What is asked -
Where the data below has the string "this", return the whole line.

[Source code of charts]
══════════

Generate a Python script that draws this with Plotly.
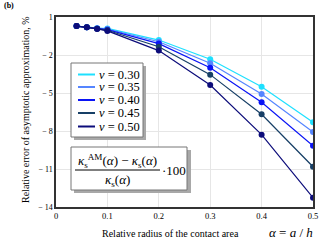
import plotly.graph_objects as go

alpha = [0.04, 0.06, 0.08, 0.1, 0.2, 0.3, 0.4, 0.5]
nu_labels = ["0.30", "0.35", "0.40", "0.45", "0.50"]
err_030 = [0.28, 0.2, 0.12, 0.1, -0.82, -2.34, -4.5, -7.31]
err_035 = [0.28, 0.2, 0.1, 0.05, -0.95, -2.65, -5.08, -8.08]
err_040 = [0.28, 0.2, 0.09, 0.0, -1.1, -3.0, -5.73, -9.16]
err_045 = [0.28, 0.2, 0.08, -0.05, -1.35, -3.55, -6.68, -10.82]
err_050 = [0.28, 0.19, 0.06, -0.1, -1.65, -4.37, -8.29, -13.26]
series = [err_030, err_035, err_040, err_045, err_050]
colors = ["#1ee0ff", "#5585ff", "#0a14f5", "#173f66", "#0c0c7a"]
yticks = [1, -2, -5, -8, -11, -14]
ytick_text = ["1", "− 2", "− 5", "− 8", "− 11", "− 14"]
xticks = [0, 0.1, 0.2, 0.3, 0.4, 0.5]
xtick_text = ["0", "0.1", "0.2", "0.3", "0.4", "0.5"]

SERIF = "Liberation Serif"
W, H = 320, 240
L, R, T, B = 56, 7, 17, 33
pw, ph = W - L - R, H - T - B


def px(x):
    return (x - L) / pw


def py(y):
    return (H - B - y) / ph


fig = go.Figure()
for nu, ys, c in zip(nu_labels, series, colors):
    fig.add_trace(go.Scatter(x=alpha, y=ys, mode="lines+markers",
                             line=dict(color=c, width=1.2),
                             marker=dict(color=c, size=6),
                             name="ν = " + nu, showlegend=False))

shapes = []
annotations = []
# legend box with shadow
shapes.append(dict(type="rect", xref="paper", yref="paper",
                   x0=px(74), x1=px(146), y0=py(140), y1=py(66),
                   fillcolor="#a8a8a8", line=dict(width=0), layer="above"))
shapes.append(dict(type="rect", xref="paper", yref="paper",
                   x0=px(71), x1=px(143), y0=py(137), y1=py(63),
                   fillcolor="white", line=dict(color="#777", width=1), layer="above"))
row_y = [74.5, 87, 100, 113, 126.5]
for nu, c, ry in zip(nu_labels, colors, row_y):
    shapes.append(dict(type="line", xref="paper", yref="paper",
                       x0=px(78), x1=px(95), y0=py(ry), y1=py(ry),
                       line=dict(color=c, width=2), layer="above"))
    annotations.append(dict(text="<i>ν</i> = " + nu, x=px(97), y=py(ry),
                            xref="paper", yref="paper", showarrow=False,
                            xanchor="left", yanchor="middle",
                            font=dict(family=SERIF, size=12.5, color="black")))

# formula box shadow + box
shapes.append(dict(type="rect", xref="paper", yref="paper",
                   x0=px(74), x1=px(191), y0=py(193), y1=py(150),
                   fillcolor="#a8a8a8", line=dict(width=0), layer="above"))
shapes.append(dict(type="rect", xref="paper", yref="paper",
                   x0=px(71), x1=px(187), y0=py(190), y1=py(147),
                   fillcolor="white", line=dict(color="#777", width=1), layer="above"))
shapes.append(dict(type="line", xref="paper", yref="paper",
                   x0=px(75), x1=px(160), y0=py(170), y1=py(170),
                   line=dict(color="black", width=1), layer="above"))

annotations += [
    dict(text="<b>(b)</b>", x=px(2), y=py(5), xref="paper", yref="paper",
         xanchor="left", yanchor="middle", showarrow=False,
         font=dict(family=SERIF, size=8, color="black")),
    dict(text="<i>κ</i><sub>s</sub><sup>AM</sup>(<i>α</i>) − <i>κ</i><sub>s</sub>(<i>α</i>)",
         x=px(117), y=py(161), xref="paper", yref="paper", showarrow=False,
         xanchor="center", yanchor="middle",
         font=dict(family=SERIF, size=13, color="black")),
    dict(text="<i>κ</i><sub>s</sub>(<i>α</i>)",
         x=px(117), y=py(180), xref="paper", yref="paper", showarrow=False,
         xanchor="center", yanchor="middle",
         font=dict(family=SERIF, size=13, color="black")),
    dict(text="·100", x=px(174), y=py(170), xref="paper", yref="paper", showarrow=False,
         xanchor="center", yanchor="middle",
         font=dict(family=SERIF, size=13, color="black")),
    dict(text="Relative radius of the contact area", x=px(170), y=py(233),
         xref="paper", yref="paper", showarrow=False, xanchor="center", yanchor="middle",
         font=dict(family=SERIF, size=10, color="black")),
    dict(text="<i>α</i> = <i>a</i> / <i>h</i>", x=px(291), y=py(232),
         xref="paper", yref="paper", showarrow=False, xanchor="center", yanchor="middle",
         font=dict(family=SERIF, size=13, color="black")),
    dict(text="Relative error of asymptotic approximation, %", x=px(25), y=py(110),
         xref="paper", yref="paper", showarrow=False, xanchor="center", yanchor="middle",
         textangle=-90, font=dict(family=SERIF, size=10, color="black")),
]

fig.update_layout(
    width=W, height=H,
    margin=dict(l=L, r=R, t=T, b=B),
    paper_bgcolor="white", plot_bgcolor="white",
    shapes=shapes, annotations=annotations,
    showlegend=False,
    xaxis=dict(range=[0, 0.5], tickvals=xticks, ticktext=xtick_text,
               showgrid=True, gridcolor="#e6e6e6", gridwidth=1,
               showline=True, linecolor="#333", linewidth=1.5, mirror=True,
               ticks="", zeroline=False, automargin=False,
               tickfont=dict(family=SERIF, size=8.5, color="black")),
    yaxis=dict(range=[-14, 1], tickvals=yticks, ticktext=ytick_text,
               showgrid=True, gridcolor="#e6e6e6", gridwidth=1,
               showline=True, linecolor="#333", linewidth=1.5, mirror=True,
               ticks="", zeroline=False, automargin=False,
               tickfont=dict(family=SERIF, size=8, color="black")),
)

fig.write_html("out.html", config={"displayModeBar": False},
               post_script="document.body.style.margin='0';")
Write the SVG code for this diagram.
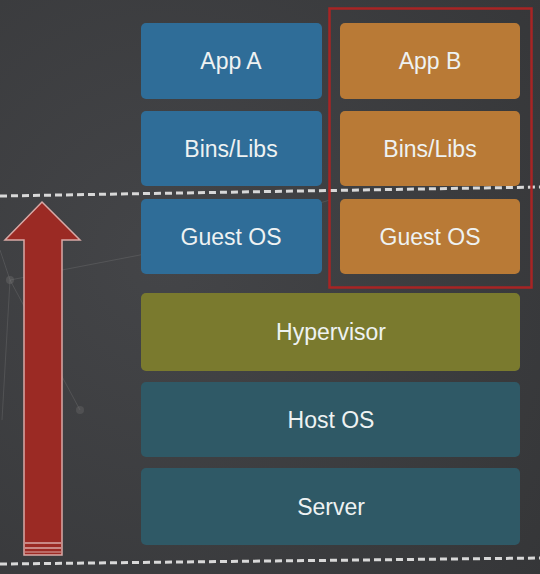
<svg xmlns="http://www.w3.org/2000/svg" width="540" height="574" viewBox="0 0 540 574">
<defs>
<radialGradient id="bg" cx="0.3" cy="0.45" r="0.9">
<stop offset="0" stop-color="#444548"/>
<stop offset="1" stop-color="#353638"/>
</radialGradient>
<style>
.box{stroke:none}
.blue{fill:#2f6d98}
.orange{fill:#b97a36}
.olive{fill:#7a7a2e}
.teal{fill:#2f5966}
.lbl{font-family:"Liberation Sans",Arial,sans-serif;font-size:23px;fill:#eef2f2;text-anchor:middle}
.dash{stroke:#d8d8d8;stroke-width:3;stroke-dasharray:7 4;fill:none}
.net{stroke:#8a8a8a;stroke-width:1;opacity:0.25;fill:none}
</style>
</defs>
<rect x="0" y="0" width="540" height="574" fill="url(#bg)"/>
<g id="background-net">
<line class="net" x1="10" y1="280" x2="140" y2="255"/>
<line class="net" x1="140" y1="255" x2="330" y2="200"/>
<line class="net" x1="10" y1="280" x2="80" y2="410"/>
<line class="net" x1="10" y1="280" x2="2" y2="420"/>
<line class="net" x1="0" y1="250" x2="10" y2="280"/>
<circle cx="10" cy="280" r="4" fill="#777" opacity="0.35"/>
<circle cx="80" cy="410" r="4" fill="#777" opacity="0.3"/>
</g>
<g id="connectors">
<line class="dash" x1="0" y1="196" x2="540" y2="187"/>
<line class="dash" x1="0" y1="564" x2="540" y2="558"/>
</g>
<g id="app-a"><rect class="box blue" x="141" y="23" width="181" height="76" rx="5"/><text class="lbl" x="231" y="69">App A</text></g>
<g id="bins-a"><rect class="box blue" x="141" y="111" width="181" height="75" rx="5"/><text class="lbl" x="231" y="157">Bins/Libs</text></g>
<g id="guest-a"><rect class="box blue" x="141" y="199" width="181" height="75" rx="5"/><text class="lbl" x="231" y="245">Guest OS</text></g>
<g id="app-b"><rect class="box orange" x="340" y="23" width="180" height="76" rx="5"/><text class="lbl" x="430" y="69">App B</text></g>
<g id="bins-b"><rect class="box orange" x="340" y="111" width="180" height="75" rx="5"/><text class="lbl" x="430" y="157">Bins/Libs</text></g>
<g id="guest-b"><rect class="box orange" x="340" y="199" width="180" height="75" rx="5"/><text class="lbl" x="430" y="245">Guest OS</text></g>
<g id="vm-b-frame"><rect x="329.5" y="8.5" width="202" height="279" fill="none" stroke="#a82424" stroke-width="2.5"/></g>
<g id="hypervisor"><rect class="box olive" x="141" y="293" width="379" height="78" rx="5"/><text class="lbl" x="331" y="340">Hypervisor</text></g>
<g id="host-os"><rect class="box teal" x="141" y="382" width="379" height="75" rx="5"/><text class="lbl" x="331" y="428">Host OS</text></g>
<g id="server"><rect class="box teal" x="141" y="468" width="379" height="77" rx="5"/><text class="lbl" x="331" y="515">Server</text></g>
<g id="arrow">
<polygon points="42,202 80,240 62,240 62,555 24,555 24,240 5,240" fill="#9b2a24" stroke="#d9a9a6" stroke-width="1.5" stroke-linejoin="miter"/>
<line x1="25" y1="543" x2="61" y2="543" stroke="#d9a9a6" stroke-width="1.5"/>
<line x1="25" y1="548" x2="61" y2="548" stroke="#d9a9a6" stroke-width="1.5"/>
<line x1="25" y1="552" x2="61" y2="552" stroke="#d9a9a6" stroke-width="1"/>
</g>
</svg>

══════════

Response below -
Generate a Python script that draws this with Plotly.
Write the SVG code for this diagram.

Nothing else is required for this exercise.